- [What to produce]
Filter the lines below, copying only those with the string "chart".
— Start Data excerpt —
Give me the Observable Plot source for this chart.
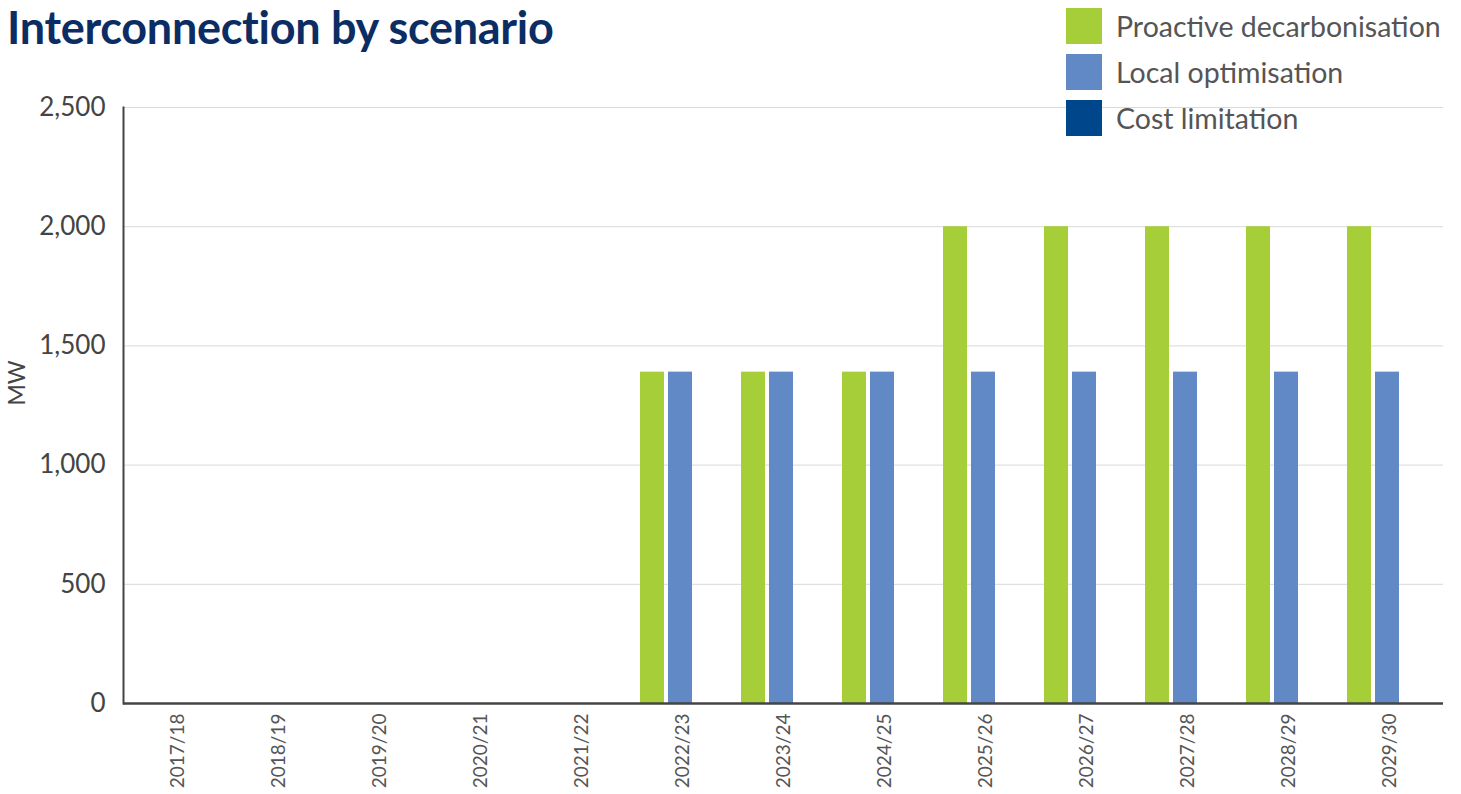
<!DOCTYPE html>
<html>
<head>
<meta charset="utf-8">
<script src="https://cdn.jsdelivr.net/npm/d3@7"></script>
<script src="https://cdn.jsdelivr.net/npm/@observablehq/plot@0.6"></script>
<style>
  html, body { margin: 0; padding: 0; background: #fff; }
  #wrap { position: relative; width: 1461px; height: 794px; font-family: Lato, "Open Sans", sans-serif; }
  #title { position: absolute; left: 7px; top: 3px; font-size: 45px; line-height: 48px; font-weight: 700; color: #0c2d63; white-space: nowrap; letter-spacing: -0.3px; }
  #legend { position: absolute; left: 1066px; top: 8px; }
  .item { display: flex; align-items: center; height: 36px; margin-bottom: 10px; }
  .sw { width: 36px; height: 36px; margin-right: 14px; }
  .lab { font-size: 28.5px; color: #555; white-space: nowrap; }
  #chart { position: absolute; left: 0; top: 0; }
</style>
</head>
<body>
<div id="wrap">
  <div id="chart"></div>
  <div id="title">Interconnection by scenario</div>
  <div id="legend"></div>
</div>
<script>
const years = ["2017/18","2018/19","2019/20","2020/21","2021/22","2022/23","2023/24","2024/25","2025/26","2026/27","2027/28","2028/29","2029/30"];
const scenarios = ["Proactive decarbonisation","Local optimisation","Cost limitation"];
const colors = ["#a6ce39","#6189c6","#00468b"];
const proactive = [0,0,0,0,0,1390,1390,1390,2000,2000,2000,2000,2000];
const local =     [0,0,0,0,0,1390,1390,1390,1390,1390,1390,1390,1390];
const cost =      [0,0,0,0,0,0,0,0,0,0,0,0,0];
const yTicks = [0,500,1000,1500,2000,2500];

const series = [proactive, local, cost];
const offsets = [-30, -2, 26];

const legend = document.getElementById("legend");
scenarios.forEach((s, i) => {
  const it = document.createElement("div");
  it.className = "item";
  it.innerHTML = `<div class="sw" style="background:${colors[i]}"></div><div class="lab">${s}</div>`;
  legend.appendChild(it);
});

const barMarks = series.map((vals, i) =>
  Plot.barY(years.map((y, j) => ({year: y, value: vals[j], scenario: scenarios[i]})), {
    x: "year", y: "value", fill: colors[i], dx: offsets[i]
  })
);

const chart = Plot.plot({
  width: 1461,
  height: 794,
  marginTop: 107,
  marginBottom: 91,
  marginLeft: 123,
  marginRight: 18,
  style: {fontFamily: "Lato, 'Open Sans', sans-serif", color: "#555", background: "transparent"},
  x: {domain: years, paddingInner: 0.7636, paddingOuter: 0.3818},
  y: {domain: [0, 2500]},
  marks: [
    Plot.gridY(yTicks, {stroke: "#d9d9d9", strokeOpacity: 1, strokeWidth: 1}),
    ...barMarks,
    Plot.ruleY([0], {stroke: "#444", strokeWidth: 2.5}),
    Plot.frame({anchor: "left", stroke: "#444", strokeWidth: 2}),
    Plot.axisY(yTicks, {tickSize: 0, tickPadding: 18, tickFormat: d3.format(","), fontSize: 26, fill: "#444", label: null}),
    Plot.text(["MW"], {frameAnchor: "left", rotate: -90, dx: -106, fontSize: 23, fill: "#444"}),
    Plot.axisX({tickSize: 0, tickRotate: -90, tickPadding: 10, fontSize: 19, fill: "#555", label: null})
  ]
});
document.getElementById("chart").appendChild(chart);
</script>
</body>
</html>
— End Data excerpt —
- [Complete answer]
Give me the Observable Plot source for this chart.
  #chart { position: absolute; left: 0; top: 0; }
  <div id="chart"></div>
const chart = Plot.plot({
document.getElementById("chart").appendChild(chart);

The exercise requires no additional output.